My current research interests include Large-Scale Optimization, Fairness in AI, Bayesian Optimization and Causal Inference on Networks. During my PhD, I focused on Quasi Monte Carlo Methods in Non-Cubical Spaces.
Solving extremely large linear programs arising from several web-focused applications.
Key problems arising in web applications (with millions of users and thousands of items) can be formulated as Linear Programs (LP) involving billions to trillions of decision variables and constraints. Despite the appeal of LP formulations, solving problems at these scales is well beyond the capabilities of existing LP solvers. Through the years, I've worked in this space to develop large-scale optimization solvers:
- ECLIPSE: An extreme-scale LP Solver for structured problems such as matching and multi-objective optimization ( ICML 2020 )
- QCQP via Low-Dicrepancy Sequences: Solving quadratically constrained quadratic programs arising from modeling dependencies in various applications (NeurIPS 2017 )
Fairness in AI
Reducing unfairness and bias across large-scale AI models and AI driven products.

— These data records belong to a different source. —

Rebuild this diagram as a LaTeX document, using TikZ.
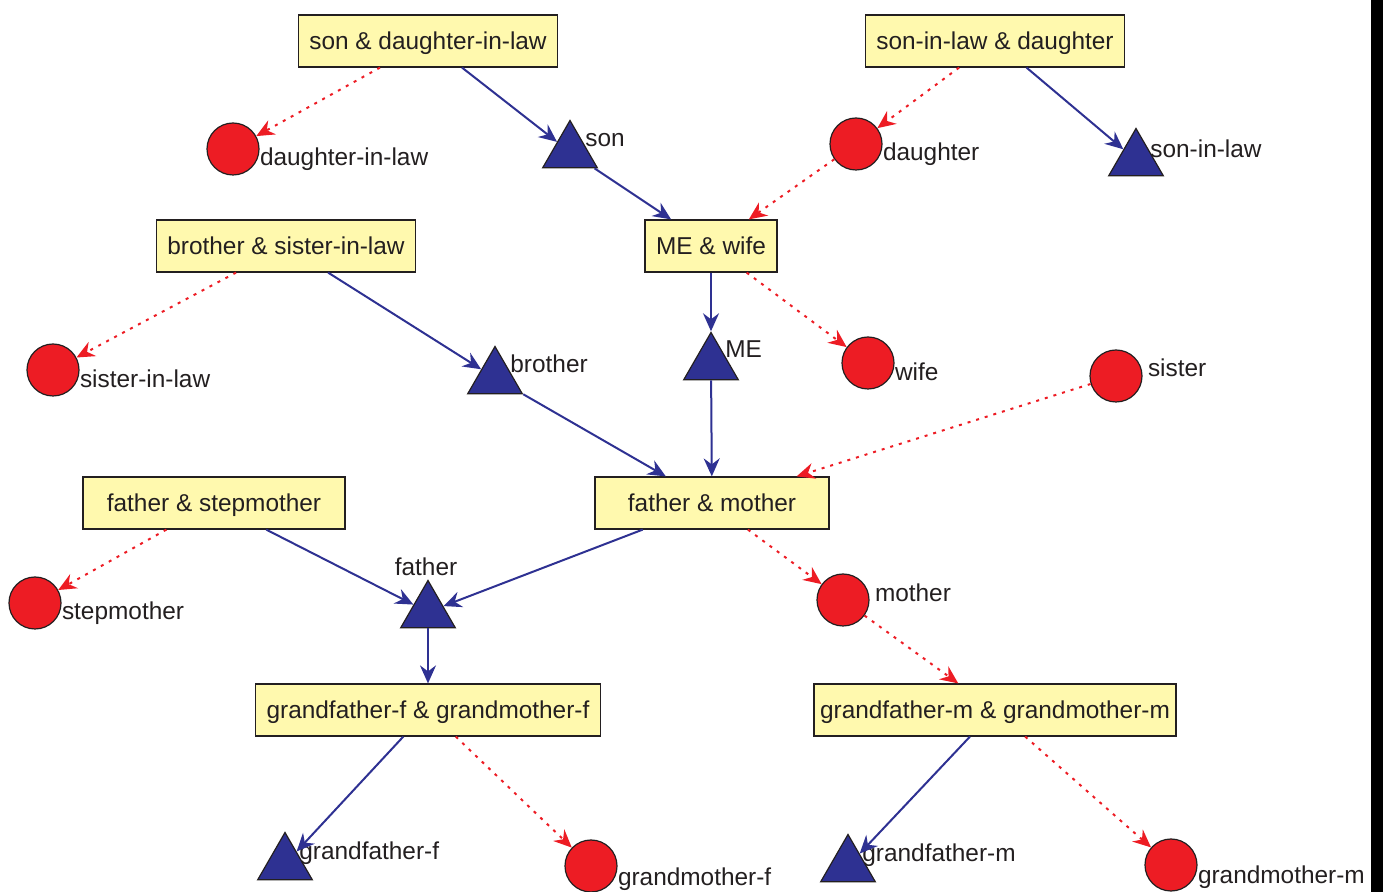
\documentclass[tikz,border=0pt]{standalone}
\usepackage{fontspec}
\setmainfont{Liberation Sans}
\usetikzlibrary{shapes.geometric,arrows.meta}
\definecolor{famblue}{RGB}{46,49,146}
\definecolor{famred}{RGB}{237,28,36}
\definecolor{famyellow}{RGB}{255,249,174}
\definecolor{famtext}{RGB}{35,31,32}

\begin{document}
\begin{tikzpicture}[x=0.5pt,y=-0.5pt,font=\fontsize{12.2}{14}\selectfont,
    couple/.style={draw=famtext,fill=famyellow,line width=0.6pt,minimum height=26pt,inner xsep=5.5pt,text height=10.8pt,text depth=2.6pt,text=famtext},
    male/.style={regular polygon,regular polygon sides=3,draw=famtext,fill=famblue,line width=0.6pt,minimum size=31.5pt,inner sep=0pt},
    female/.style={circle,draw=famtext,fill=famred,line width=0.6pt,minimum size=26pt,inner sep=0pt},
    tag/.style={inner sep=0pt,anchor=west,text=famtext},
    blood/.style={famblue,line width=1pt,-{Stealth[length=9pt,width=8pt,inset=3pt]}},
    wed/.style={famred,line width=1pt,dash pattern=on 1.5pt off 3pt,-{Stealth[length=9pt,width=8pt,inset=3pt]}}]
        \useasboundingbox (0,0) rectangle (1383,892);
        \fill[black] (1371,0) rectangle (1383,892);

        % Couples
        \node[couple] (sdil) at (428,41) {son \& daughter-in-law};
        \node[couple] (sild) at (995,41) {son-in-law \& daughter};
        \node[couple] (bsil) at (286,246) {brother \& sister-in-law};
        \node[couple] (mew) at (711,246) {ME \& wife};
        \node[couple,minimum width=131pt] (fstep) at (214,503) {father \& stepmother};
        \node[couple,minimum width=117pt] (fm) at (712,503) {father \& mother};
        \node[couple] (gff) at (428,710) {grandfather-f \& grandmother-f};
        \node[couple,inner xsep=3pt] (gfm) at (995,710) {grandfather-m \& grandmother-m};

        % Men
        \node[male] (son) at (570,152) {};
        \node[male] (sil) at (1136,160) {};
        \node[male] (bro) at (495,378) {};
        \node[male] (me) at (711,364) {};
        \node[male] (dad) at (428,612) {};
        \node[male] (gpf) at (285,864) {};
        \node[male] (gpm) at (848,866) {};

        % Women
        \node[female] (dil) at (233,149) {};
        \node[female] (dau) at (856,144) {};
        \node[female] (sisil) at (53,370) {};
        \node[female] (wife) at (868,363) {};
        \node[female] (sis) at (1116,376) {};
        \node[female] (stepm) at (35,603) {};
        \node[female] (mom) at (843,600) {};
        \node[female] (gmf) at (591,866) {};
        \node[female] (gmm) at (1171,865) {};

        % Names
        \node[tag] (son-t) at ([xshift=7.5pt,yshift=-10.5pt]son.north) {son};
        \node[tag] (sil-t) at ([xshift=7pt,yshift=-10.5pt]sil.north) {son-in-law};
        \node[tag] (bro-t) at ([xshift=7.5pt,yshift=-9pt]bro.north) {brother};
        \node[tag] (me-t) at ([xshift=7pt,yshift=-9pt]me.north) {ME};
        \node[tag,anchor=south] (dad-t) at ([xshift=-1pt,yshift=1.5pt]dad.north) {father};
        \node[tag] (gpf-t) at ([xshift=7pt,yshift=-11pt]gpf.north) {grandfather-f};
        \node[tag] (gpm-t) at ([xshift=7pt,yshift=-11pt]gpm.north) {grandfather-m};
        \node[tag] (dil-t) at ([xshift=0pt,yshift=-5pt]dil.east) {daughter-in-law};
        \node[tag] (dau-t) at ([xshift=0pt,yshift=-5pt]dau.east) {daughter};
        \node[tag] (sisil-t) at ([xshift=0pt,yshift=-4.5pt]sisil.east) {sister-in-law};
        \node[tag] (wife-t) at ([xshift=0pt,yshift=-4.5pt]wife.east) {wife};
        \node[tag] (sis-t) at ([xshift=2.5pt,yshift=4pt]sis.east) {sister};
        \node[tag] (stepm-t) at ([xshift=0pt,yshift=-5pt]stepm.east) {stepmother};
        \node[tag] (mom-t) at ([xshift=2.5pt,yshift=3.5pt]mom.east) {mother};
        \node[tag] (gmf-t) at ([xshift=0pt,yshift=-6.5pt]gmf.east) {grandmother-f};
        \node[tag] (gmm-t) at ([xshift=0pt,yshift=-6pt]gmm.east) {grandmother-m};

        % Blood lines
        \draw[blood] (sdil) -- (son);
        \draw[blood] (son) -- (mew);
        \draw[blood] (sild) -- (sil);
        \draw[blood] (bsil) -- (bro);
        \draw[blood] (bro) -- (fm);
        \draw[blood] (mew) -- (me);
        \draw[blood] (me) -- (fm);
        \draw[blood] (fstep) -- (dad);
        \draw[blood] (fm) -- (dad);
        \draw[blood] (dad) -- (gff);
        \draw[blood] (gff) -- (gpf);
        \draw[blood] (gfm) -- (gpm);

        % Marriage lines
        \draw[wed] (sdil) -- (dil);
        \draw[wed] (sild) -- (dau);
        \draw[wed] (dau) -- (mew);
        \draw[wed] (bsil) -- (sisil);
        \draw[wed] (mew) -- (wife);
        \draw[wed] (sis) -- (fm);
        \draw[wed] (fstep) -- (stepm);
        \draw[wed] (fm) -- (mom);
        \draw[wed] (mom) -- (gfm);
        \draw[wed] (gff) -- (gmf);
        \draw[wed] (gfm) -- (gmm);
    \end{tikzpicture}
\end{document}
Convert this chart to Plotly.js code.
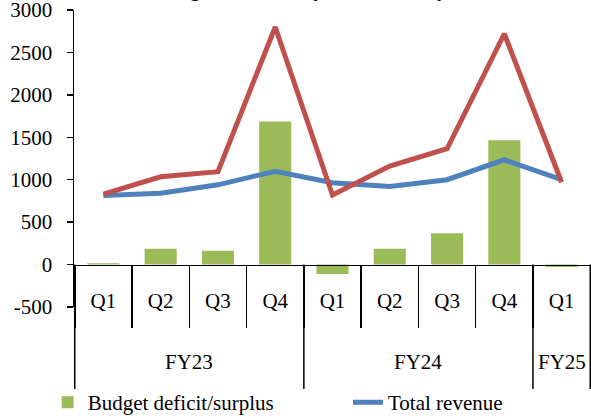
<!DOCTYPE html>
<html>
<head>
<meta charset="utf-8">
<script src="https://cdn.plot.ly/plotly-3.0.1.min.js"></script>
<style>
html,body{margin:0;padding:0;overflow:hidden;background:#fff;}
#chart{width:591px;height:420px;}
</style>
</head>
<body>
<div id="chart"></div>
<script>
// ---- data (MVR million) ----
var fiscalYears = ['FY23','FY23','FY23','FY23','FY24','FY24','FY24','FY24','FY25'];
var quarters    = ['Q1','Q2','Q3','Q4','Q1','Q2','Q3','Q4','Q1'];
var budgetBalance    = [15, 185, 162, 1685, -110, 185, 370, 1465, -30];
var totalRevenue     = [815, 840, 940, 1100, 965, 920, 1000, 1235, 1000];
var totalExpenditure = [830, 1035, 1095, 2800, 820, 1160, 1365, 2720, 970];
var seriesNames = ['Budget deficit/surplus', 'Total revenue', 'Total expenditure'];
var yTicks = [-500, 0, 500, 1000, 1500, 2000, 2500, 3000];
var chartTitle = 'Budget balance (MVR million)';

var yMin = -500, yMax = 3000;
var serif = 'Liberation Serif, Times New Roman, serif';

// unique category keys, displayed as the quarter names
var xKeys = quarters.map(function(q, i){ return q + ' ' + fiscalYears[i]; });

// fiscal-year groups (derived from the arrays): start/end index
var groups = [];
fiscalYears.forEach(function(fy, i){
  var g = groups.length ? groups[groups.length-1] : null;
  if (!g || g.name !== fy) groups.push({name:fy, start:i, end:i});
  else g.end = i;
});

var axisPos = (0 - yMin)/(yMax - yMin);   // x axis crosses at y = 0
var plotW = 591 - 74;
var plotH = 420 - 10 - 113;
var dividerBottom = -82/plotH;             // long divider end (paper)
var fyLabelY = -55/plotH;                  // fiscal-year label centre (paper)

var shapes = [];
var annotations = [];
groups.forEach(function(g, k){
  if (k === 0) shapes.push({type:'line', xref:'x', yref:'paper', x0:g.start-0.5, x1:g.start-0.5,
                            y0:axisPos, y1:dividerBottom, line:{color:'#000', width:1.5}});
  shapes.push({type:'line', xref:'x', yref:'paper', x0:g.end+0.5, x1:g.end+0.5,
               y0:axisPos, y1:dividerBottom, line:{color:'#000', width:1.5}});
  annotations.push({xref:'x', yref:'paper', x:(g.start+g.end)/2, y:fyLabelY,
                    text:g.name, showarrow:false, xanchor:'center', yanchor:'middle',
                    font:{family:serif, size:21, color:'#000'}});
});
annotations.push({xref:'paper', yref:'paper', x:(295.5-74)/plotW, y:1 + 8.5/plotH,
                  xanchor:'center', yanchor:'bottom', showarrow:false, borderpad:0,
                  text:'<b>'+chartTitle+'</b>',
                  font:{family:'Liberation Sans, Arial, sans-serif', size:21, color:'#000'}});

var traces = [
  {type:'bar', name:seriesNames[0], x:xKeys, y:budgetBalance, legend:'legend',
   marker:{color:'#9BBB59', line:{width:0}}, width:0.56},
  {type:'scatter', mode:'lines', name:seriesNames[1], x:xKeys, y:totalRevenue, legend:'legend2',
   line:{color:'#4F81BD', width:5}},
  {type:'scatter', mode:'lines', name:seriesNames[2], x:xKeys, y:totalExpenditure, legend:'legend2',
   line:{color:'#C0504D', width:5}}
];

var legendFont = {family:serif, size:21, color:'#000'};
var layout = {
  width:591, height:420,
  margin:{l:74, r:0, t:10, b:113, pad:0, autoexpand:false},
  paper_bgcolor:'#fff', plot_bgcolor:'rgba(0,0,0,0)',
  font:{family:serif, size:21, color:'#000'},
  showlegend:true,
  legend:{orientation:'v', x:-0.051, xanchor:'left', y:-0.253, yanchor:'top',
          font:legendFont, traceorder:'normal', bgcolor:'rgba(0,0,0,0)'},
  legend2:{orientation:'v', x:(348-74)/plotW, xanchor:'left', y:-0.253, yanchor:'top',
          font:legendFont, traceorder:'normal', bgcolor:'rgba(0,0,0,0)'},
  shapes:shapes,
  annotations:annotations,
  xaxis:{type:'category', anchor:'free', position:axisPos,
         tickmode:'array', tickvals:xKeys, ticktext:quarters,
         showline:true, linecolor:'#000', linewidth:1.5,
         ticks:'outside', tickson:'boundaries', ticklen:62, tickwidth:1.5, tickcolor:'#000',
         ticklabelstandoff:17,
         tickfont:{family:serif, size:21, color:'#000'},
         showgrid:false, zeroline:false, fixedrange:true, automargin:false},
  yaxis:{range:[yMin, yMax], tickmode:'array', tickvals:yTicks, ticktext:yTicks.map(String),
         showline:true, linecolor:'#000', linewidth:1.5,
         ticks:'outside', ticklen:6, tickwidth:1.5, tickcolor:'#000',
         ticklabelstandoff:10, ticklabeloverflow:'allow',
         showgrid:false, zeroline:false, automargin:false,
         tickfont:{family:serif, size:21, color:'#000'}, fixedrange:true}
};

Plotly.newPlot('chart', traces, layout, {displayModeBar:false, staticPlot:true});
</script>
</body>
</html>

Biases can arise from several avenues in AI driven products. Whether it is intrinsic bias in the training data that has been collected or bias introduced during model training. In many situations these bias gets percolated through cyclic looping. We are focusing on building methodologies and systems that tackle such bias in end-to-end AI systems to make it fair. Towards that we have developed a few frameworks focusing on large-scale AI applications:
- Evaluating Fairness using Permutation Tests: We develop a detection mechanism via a flexible framework that allows practioners to identify significant bias exhibited by machine learning models via rigorous statistical hypothesis tests. (KDD 2020)
- A Framework for Fairness in Two-Sided Marketplaces: We propose a definition and develop an end-to-end framework for achieving fairness while building marketplace products at scale. (Preprint)
- Scalable Assessment and Mitigation Strategies for Fairness in Rankings : We also focus on large-scale ranking problems and develope detection and mitigation strategies for them. (Preprint)
Tuning parameters for optimizing offline and online machine learning systems.
In any machine learning system, there exists parameters which when appropriately tuned can drastically change the efficiency and predictive accuracy of the model. This is an growing area of research that focuses on doing this automatically without any human in the loop. We develop on the exisiting literature to design systems that can easily scale to online problems as well as large ML pipelines offlines.
- Online Parameter Selection for Web-based Ranking: We develop a mechanism to automatically choose optimal parameters to balance multiple objectives in a large-scale ranking system. (KDD 2018)
- Adaptive Rate of Convergence of Thompson Sampling for Gaussian Process Optimization: We derive a theoretical rate of convergence for the Thompson Sampling algorithm (Preprint)
Causal Inference on Networks
Accurate hypothesis testing in the presense of interference and heterogeneity.
Since we primarily work on network and graphical data, it is of utmost importance to consider problems with a strong network effect or intereference. This is especially crucial in developing methodologies for statistical tests. The usual assumptions of A/B testing breaks in such conditions and we focus on developing techniques that can give us accurate estimates of causal effect even in the presence of interference in dense large networks.
- OASIS: We introduce OASIS, a mechanism for A/B testing in dense large-scale networks. We design an approximate randomized controlled experiment by solving an optimization problem and then apply an importance sampling adjustment to correct in bias in order to estimate the causal effect. (NeurIPS 2020 Spotlight)
- Heterogenous Causal Effects: We derive a framework to personalize and optimize of decision parameters in web-based systems via heterogenous causal effects. We are able to show that by capturing the heterogenous member behavior we can drastical improve the overall metrics for a large-scale AI system. (Preprint)